Cavanna, 1923 – 2014

, par  Serge Kaganski , popularité : 1%

François Cavanna en 2008 (Reuters/Jean-Paul Pelissier)

Cavanna, c’était avant tout un visage qui appelait la caricature : crinière argentée, moustache gauloise, une trogne immuable, stylisée, qu’on aurait facilement imaginée dans un album d’Astérix ou une case de Cabu. Derrière cette forte tronche pulsait une voix, une personnalité, un état d’esprit libres, sinon libertaires.

Cavanna restera comme l’un des membres fondateurs de l’aventure Hara Kiri-Charlie Hebdo, une des grandes sagas de la presse de ces cinquante dernières années. A côté des potaches manieurs de crayons (Wolinski, Reiser, Gébé, Siné, Cabu…) et de l’anarcho-caca-prout-fesses professeur Choron, Cavanna faisait figure de “sérieux” de la bande : celui qui écrivait, chroniquait, éditorialisait, donnait un peu de sens et d’articulation à la ligne libertaire du canard – tellement libertaire d’ailleurs, que plusieurs lignes s’y entrecroisaient dans un joyeux foutoir déconnant qui était le ciment fédérateur de toutes ces personnalités. Un peu anar, très attaché néanmoins à la République qui avait accueilli et intégré ses ritals de parents, amoureux de la langue française, Cavanna rendait bien hommage à cette dernière avec son style ciselé, gouailleur, intégrant l’argot, les tournures populaires, le tutoiement.

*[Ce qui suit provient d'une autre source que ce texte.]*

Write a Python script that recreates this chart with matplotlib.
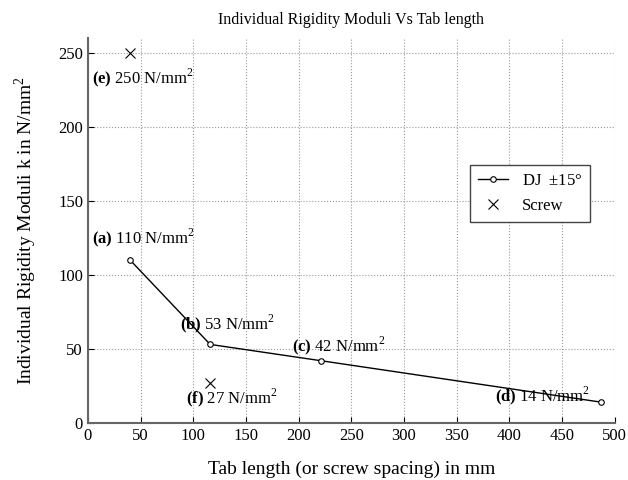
import matplotlib
matplotlib.use("Agg")
import matplotlib.pyplot as plt

# data
tab_length = [40, 116, 221, 487]
dj_moduli = [110, 53, 42, 14]
screw_spacing = [40, 116]
screw_moduli = [250, 27]

dj_labels = ["(a)", "(b)", "(c)", "(d)"]
screw_labels = ["(e)", "(f)"]

plt.rcParams['font.family'] = ['Liberation Serif']
plt.rcParams['mathtext.fontset'] = 'custom'
plt.rcParams['mathtext.rm'] = 'Liberation Serif'
plt.rcParams['mathtext.bf'] = 'Liberation Serif:bold'

fig = plt.figure(figsize=(6.28, 4.8), dpi=100)
ax = fig.add_axes([0.140, 0.119, 0.839, 0.802])

ax.plot(tab_length, dj_moduli, '-o', color='black', lw=1.0, ms=4,
        mfc='white', mec='black', mew=0.8, label=r'DJ  $\pm$15$\degree$')
ax.plot(screw_spacing, screw_moduli, 'x', color='black', ms=7, mew=0.8,
        label='Screw')

# label anchor positions (data units)
dj_text_pos = [(4, 125), (87, 67), (194, 52), (386, 18)]
screw_text_pos = [(4, 233), (93, 17)]
for lab, val, (tx, ty) in zip(dj_labels, dj_moduli, dj_text_pos):
    ax.text(tx, ty, r'$\mathbf{%s}$ %d N/mm$^2$' % (lab, val), fontsize=12,
            ha='left', va='center')
for lab, val, (tx, ty) in zip(screw_labels, screw_moduli, screw_text_pos):
    ax.text(tx, ty, r'$\mathbf{%s}$ %d N/mm$^2$' % (lab, val), fontsize=12,
            ha='left', va='center')

ax.set_xlim(0, 500)
ax.set_ylim(0, 260)
ax.set_xticks(range(0, 501, 50))
ax.set_yticks(range(0, 251, 50))
ax.grid(True, linestyle=':', color='#999999', lw=0.8)
ax.tick_params(direction='in', labelsize=12, length=4, color='black')
for side in ['top', 'right']:
    ax.spines[side].set_visible(False)
for side in ['left', 'bottom']:
    ax.spines[side].set_color('#666666')
    ax.spines[side].set_linewidth(1.5)

ax.set_xlabel('Tab length (or screw spacing) in mm', fontsize=14, labelpad=12)
ax.set_ylabel(r'Individual Rigidity Moduli k in N/mm$^2$', fontsize=14, labelpad=14)
ax.set_title('Individual Rigidity Moduli Vs Tab length', fontsize=11.5, pad=10)

leg = ax.legend(loc='upper left', bbox_to_anchor=(0.725, 0.67), fontsize=12,
                fancybox=False, framealpha=1, edgecolor='#444444',
                handlelength=1.8, borderpad=0.5, borderaxespad=0)
leg.get_frame().set_linewidth(1.0)

fig.savefig('out.png', dpi=100)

Des pages bordéliques de Hara et Charlie à l’édition, il n’y avait qu’un pas naturel : une bonne douzaine d’ouvrages à son actif, dont Les Ritals, chronique de sa jeunesse de fils d’immigrés dans le Val de Marne, puis Les Russkoffs, récit de ses années de guerre passées de force au STO. En 1976, il avait aussi publié Stop crève, manifeste contre la mort. Cavanna vient donc de déposer les armes de ce combat perdu d’avance.

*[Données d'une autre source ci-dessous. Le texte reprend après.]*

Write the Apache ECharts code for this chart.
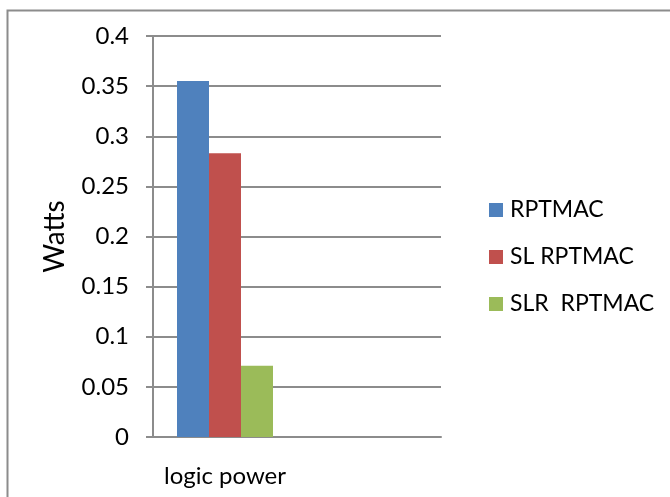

Qu’il n’ait pas réussi à terrasser la mort à l’âge de 90 ans est dans l’ordre des choses. Plus grave, d’autres combats qu’il a menés tout au long de sa vie sont en train, sinon de s’effondrer, d’être malmenés par le retour des vents mauvais de la réaction et de la peste brune. La disparition de celui qui enrageait contre la connerie sonne comme un symbole au moment où les cons de toutes obédiences se sentent pousser des ailes.